The way this method helps diagnostics is by providing a baseline for the brain's normal movement, which could therefore help doctors pick out anything unusual.

The amount by which your brain moves when your heart pumps blood into it is, in actuality, seriously minute: somewhere between just 10 and 180 micrometres, less than the width of the human hair. You wouldn't want it to be a huge amount anyway, given the limited real estate in your skull.

But this tiny motion is pretty hard to image with MRI. So the research team - comprising members from Stanford University, the University of Auckland in New Zealand, and Stevens Institute of Technology - found a way to magnify it.

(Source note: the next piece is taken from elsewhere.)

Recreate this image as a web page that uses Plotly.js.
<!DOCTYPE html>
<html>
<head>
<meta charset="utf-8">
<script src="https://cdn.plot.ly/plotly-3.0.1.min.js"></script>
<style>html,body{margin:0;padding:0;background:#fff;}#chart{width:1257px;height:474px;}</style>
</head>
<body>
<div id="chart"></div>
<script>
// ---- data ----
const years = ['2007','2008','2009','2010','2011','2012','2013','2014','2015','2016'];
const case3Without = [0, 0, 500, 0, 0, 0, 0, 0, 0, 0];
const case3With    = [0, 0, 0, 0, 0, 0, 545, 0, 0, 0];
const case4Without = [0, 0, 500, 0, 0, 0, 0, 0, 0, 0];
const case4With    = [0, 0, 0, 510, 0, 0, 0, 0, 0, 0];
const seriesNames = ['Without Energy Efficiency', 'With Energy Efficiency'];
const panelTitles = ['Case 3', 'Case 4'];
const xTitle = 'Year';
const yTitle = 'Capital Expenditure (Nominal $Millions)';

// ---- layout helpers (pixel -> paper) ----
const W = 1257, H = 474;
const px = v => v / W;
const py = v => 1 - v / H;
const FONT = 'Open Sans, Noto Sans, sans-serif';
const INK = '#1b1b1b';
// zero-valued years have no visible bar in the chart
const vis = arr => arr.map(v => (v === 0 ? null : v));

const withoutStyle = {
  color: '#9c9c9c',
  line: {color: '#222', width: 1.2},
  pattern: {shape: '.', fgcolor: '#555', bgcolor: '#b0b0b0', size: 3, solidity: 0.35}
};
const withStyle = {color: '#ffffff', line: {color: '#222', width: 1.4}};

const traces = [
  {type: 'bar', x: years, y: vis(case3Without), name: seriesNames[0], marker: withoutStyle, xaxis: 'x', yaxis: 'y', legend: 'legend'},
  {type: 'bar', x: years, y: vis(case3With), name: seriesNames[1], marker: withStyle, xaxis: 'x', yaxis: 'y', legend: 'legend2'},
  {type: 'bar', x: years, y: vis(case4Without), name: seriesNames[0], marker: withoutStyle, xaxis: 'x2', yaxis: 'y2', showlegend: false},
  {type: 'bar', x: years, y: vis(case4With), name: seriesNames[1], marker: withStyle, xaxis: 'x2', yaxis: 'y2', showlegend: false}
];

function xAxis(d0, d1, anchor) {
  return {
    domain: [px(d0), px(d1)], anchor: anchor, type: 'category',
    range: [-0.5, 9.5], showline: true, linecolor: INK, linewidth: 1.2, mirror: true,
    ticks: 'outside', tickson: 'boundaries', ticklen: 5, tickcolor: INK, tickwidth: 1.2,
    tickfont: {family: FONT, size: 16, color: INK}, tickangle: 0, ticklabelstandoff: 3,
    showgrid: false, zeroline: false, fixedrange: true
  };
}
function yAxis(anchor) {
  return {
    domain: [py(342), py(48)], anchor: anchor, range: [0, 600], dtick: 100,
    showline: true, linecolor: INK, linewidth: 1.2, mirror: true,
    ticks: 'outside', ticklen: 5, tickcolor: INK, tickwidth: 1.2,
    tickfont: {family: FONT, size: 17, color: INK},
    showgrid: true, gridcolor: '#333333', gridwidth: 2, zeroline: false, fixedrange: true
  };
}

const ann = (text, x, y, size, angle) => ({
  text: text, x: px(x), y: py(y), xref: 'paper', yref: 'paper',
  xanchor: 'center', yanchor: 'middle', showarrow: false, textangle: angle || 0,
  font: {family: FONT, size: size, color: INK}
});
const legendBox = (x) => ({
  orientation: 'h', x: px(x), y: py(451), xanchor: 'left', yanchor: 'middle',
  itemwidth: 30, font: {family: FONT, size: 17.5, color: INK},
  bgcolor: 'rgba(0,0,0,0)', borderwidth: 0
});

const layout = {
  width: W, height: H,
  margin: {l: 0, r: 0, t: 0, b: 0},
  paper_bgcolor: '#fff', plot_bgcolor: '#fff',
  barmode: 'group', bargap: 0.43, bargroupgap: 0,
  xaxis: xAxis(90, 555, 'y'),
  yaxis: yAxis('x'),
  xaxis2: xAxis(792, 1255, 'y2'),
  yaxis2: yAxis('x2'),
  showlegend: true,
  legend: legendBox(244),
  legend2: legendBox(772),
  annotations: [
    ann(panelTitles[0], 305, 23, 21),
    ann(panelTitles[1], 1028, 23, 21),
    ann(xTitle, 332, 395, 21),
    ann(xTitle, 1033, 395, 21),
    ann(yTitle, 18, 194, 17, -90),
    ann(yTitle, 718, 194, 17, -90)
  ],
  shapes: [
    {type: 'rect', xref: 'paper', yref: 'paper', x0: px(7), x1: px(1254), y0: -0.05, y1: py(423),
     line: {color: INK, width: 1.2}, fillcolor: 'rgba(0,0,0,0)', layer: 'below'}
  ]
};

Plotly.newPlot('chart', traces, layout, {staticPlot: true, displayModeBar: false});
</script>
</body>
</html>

They call their technique phase-based amplified MRI (aMRI), and it has taken two years to refine. It works by combining a pulsometer, MRI and an algorithm developed at MIT for amplifying motion in real-world videos.

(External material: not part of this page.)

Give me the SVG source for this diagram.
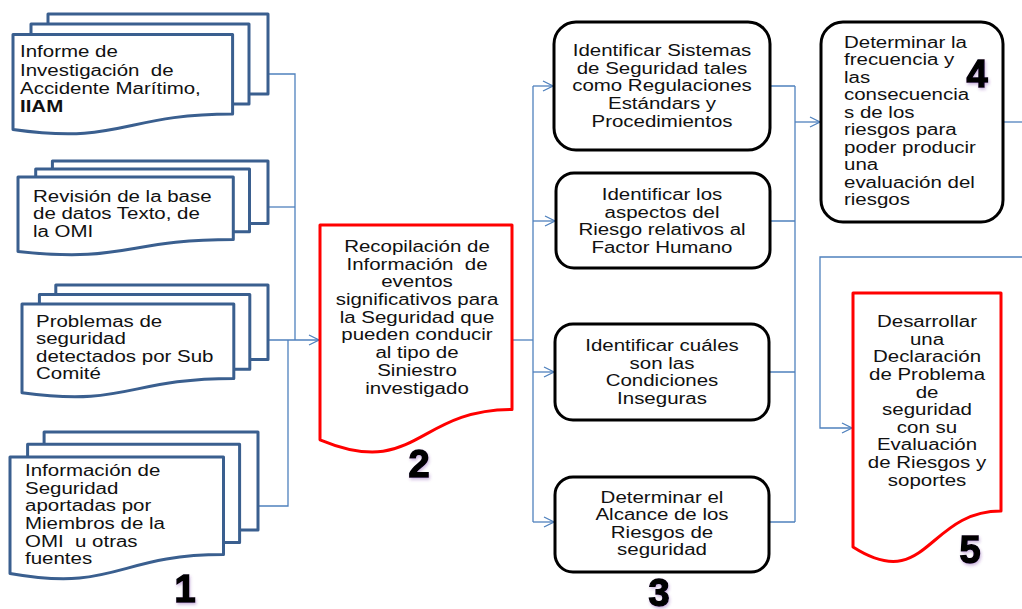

"We have succeeded in revealing small motions near the midbrain, spinal cord, cerebellum and even in areas such as the frontal lobe" says Stanford University's Itamar Terem, who fine-tuned the technique.

The patient wears the pulsometer, which allows the researchers to coordinate the heartbeat with images of the brain. The algorithm is then applied to the recording of the movement of blood and cerebrospinal fluid through the brain (the flow of the latter seems to correspond with the pulse).

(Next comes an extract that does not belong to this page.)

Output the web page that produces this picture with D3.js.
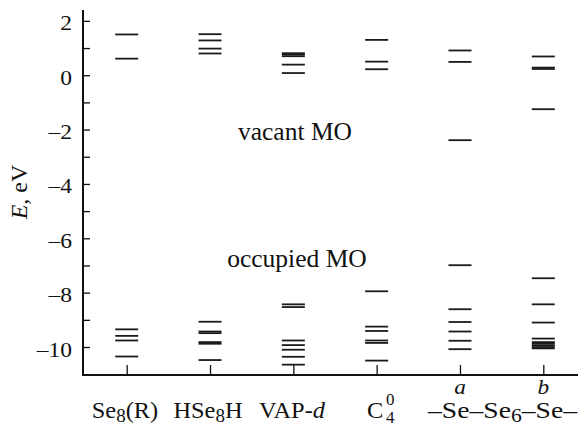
<!DOCTYPE html>
<html><head><meta charset="utf-8">
<script src="https://cdn.jsdelivr.net/npm/d3@7"></script>
<style>body{margin:0;background:#fff}svg{display:block}text{font-family:"Liberation Serif","DejaVu Serif",serif;fill:#111}</style>
</head><body><svg id="c" width="585" height="426"></svg>
<script>
const categories = ["Se8R", "HSe8H", "VAPd", "C40", "a", "b"];
const vacantSe8R  = [1.50, 0.61];
const vacantHSe8H = [1.51, 1.28, 0.98, 0.80];
const vacantVAPd  = [0.81, 0.76, 0.70, 0.39, 0.08];
const vacantC40   = [1.30, 0.50, 0.22];
const vacantA     = [0.91, 0.49, -2.39];
const vacantB     = [0.69, 0.28, 0.23, -1.25];
const occSe8R  = [-9.35, -9.59, -9.76, -10.35];
const occHSe8H = [-9.07, -9.43, -9.49, -9.82, -9.88, -10.48];
const occVAPd  = [-8.43, -8.53, -9.76, -9.93, -10.10, -10.36, -10.65];
const occC40   = [-7.95, -9.25, -9.41, -9.76, -9.85, -10.50];
const occA     = [-6.99, -8.61, -9.08, -9.43, -9.77, -10.08];
const occB     = [-7.47, -8.43, -9.10, -9.69, -9.82, -9.88, -9.94, -10.00, -10.05];
const yMajorTicks = [2, 0, -2, -4, -6, -8, -10];
const yMinorTicks = [1, -1, -3, -5, -7, -9];

(function () {
const levels = [
  [vacantSe8R, occSe8R], [vacantHSe8H, occHSe8H], [vacantVAPd, occVAPd],
  [vacantC40, occC40], [vacantA, occA], [vacantB, occB]
];
const rows = [];
categories.forEach((c, i) => levels[i].forEach(arr => arr.forEach(v => rows.push({c, v}))));

const svg = d3.select("#c");
const pl = 83, pr = 578, pt = 10, pb = 375;
const x = d3.scalePoint().domain(categories).range([126.7, 543.3]);
const y = d3.scaleLinear().domain([-11.03, 2.4]).range([pb, pt]);
const SX = 1.12, SXL = 1.06;

svg.append("g").selectAll("line").data(rows).join("line")
  .attr("x1", d => x(d.c) - 11.5).attr("x2", d => x(d.c) + 11.5)
  .attr("y1", d => y(d.v)).attr("y2", d => y(d.v))
  .attr("stroke", "#1a1a1a").attr("stroke-width", 1.8);

const yAxis = d3.axisRight(y).tickValues(yMajorTicks.concat(yMinorTicks)).tickSize(7).tickFormat("");
const gy = svg.append("g").attr("transform", `translate(${pl},0)`).call(yAxis);
gy.select(".domain").remove();
gy.selectAll(".tick line").attr("stroke", "#111").attr("stroke-width", 1.3);
svg.append("g").selectAll("text").data(yMajorTicks).join("text")
  .attr("transform", d => `translate(72,${y(d) + 9.5}) scale(${SX},1)`)
  .attr("text-anchor", "end")
  .style("font-size", "21px").text(d => d < 0 ? "\u2013" + Math.abs(d) : d);

const xAxis = d3.axisTop(x).tickSize(10).tickFormat("");
const gx = svg.append("g").attr("transform", `translate(0,${pb})`).call(xAxis);
gx.select(".domain").remove();
gx.selectAll(".tick line").attr("stroke", "#111").attr("stroke-width", 1.3);

svg.append("path").attr("d", `M${pl},${pt}V${pb}H${pr}`)
  .attr("fill", "none").attr("stroke", "#111").attr("stroke-width", 2);

const yt = svg.append("text").attr("transform", "translate(27,192) rotate(-90)")
  .attr("text-anchor", "middle").style("font-size", "24px");
yt.append("tspan").style("font-style", "italic").text("E");
yt.append("tspan").text(", eV");

svg.append("text").attr("x", 295).attr("y", 140).attr("text-anchor", "middle")
  .style("font-size", "25.5px").text("vacant MO");
svg.append("text").attr("x", 297).attr("y", 267).attr("text-anchor", "middle")
  .style("font-size", "25.5px").text("occupied MO");

const fs = 23, sub = 18, by = 418;
function lab(cx, anchor) {
  return svg.append("text").attr("transform", `translate(${cx},${by}) scale(${SXL},1)`)
    .attr("text-anchor", anchor || "middle").style("font-size", fs + "px");
}
let t = lab(125);
t.append("tspan").text("Se");
t.append("tspan").attr("dy", 4).style("font-size", sub + "px").text("8");
t.append("tspan").attr("dy", -4).text("(R)");
t = lab(208);
t.append("tspan").text("HSe");
t.append("tspan").attr("dy", 4).style("font-size", sub + "px").text("8");
t.append("tspan").attr("dy", -4).text("H");
t = lab(292);
t.append("tspan").text("VAP-");
t.append("tspan").style("font-style", "italic").text("d");
lab(367, "start").text("C");
svg.append("text").attr("transform", `translate(386,${by + 5}) scale(${SXL},1)`).style("font-size", "16px").text("4");
svg.append("text").attr("transform", `translate(386,${by - 13}) scale(${SXL},1)`).style("font-size", "16px").text("0");
t = svg.append("text").attr("x", 428).attr("y", by).attr("textLength", 149).attr("lengthAdjust", "spacingAndGlyphs")
  .style("font-size", fs + "px");
t.append("tspan").text("\u2013Se\u2013Se");
t.append("tspan").attr("dy", 4).style("font-size", sub + "px").text("6");
t.append("tspan").attr("dy", -4).text("\u2013Se\u2013");
svg.append("text").attr("transform", `translate(${x("a")},394) scale(${SXL},1)`).attr("text-anchor", "middle")
  .style("font-size", "22px").style("font-style", "italic").text("a");
svg.append("text").attr("transform", `translate(${x("b")},394) scale(${SXL},1)`).attr("text-anchor", "middle")
  .style("font-size", "22px").style("font-style", "italic").text("b");
})();
</script></body></html>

Here's where it gets really cool: the skull and all anatomical features are displayed at actual scale; the brain tissue motion, blood, and cerebrospinal fluid flow are magnified.

This gives doctors better visibility than the previous method of observing these changes, particularly in areas that move the most, such as the mid-brain and spinal cord. Using the new technique, these areas showed a significant reduction in video artefacts such as blooming and shading.

It also revealed subtle motion in other regions of the brain that had not been observed before.

"You can sometimes capture the whole head 'nodding' in the scanner due to the force of the blood pumping into the brain every time the heart beats," says senior author Samantha Holdsworth from the University of Auckland, who originally co-developed the foundations for the aMRI method.

To test their approach, the team tried it on two people: a healthy control, and a patient with a condition called Chiari malformation type I, whereby the brain tissue extends down into the spinal canal due to an abnormally shaped skull.

The brain of the Chiari patient showed significantly more movement in two locations compared to the healthy control.

"Better visualisation and understanding of the biomechanical properties of the brain could lead to earlier detection and monitoring of brain disorders," says one of the team, mechanical engineer Mehmet Kurt of Stevens Institute of Technology.

The researchers plan to use phase-based aMRI in clinical settings on patients with a wide range of conditions and structural brain abnormalities, to observe the different ways the brain moves in those cases.

The research has been published in the journal Magnetic Resonance in Medicine.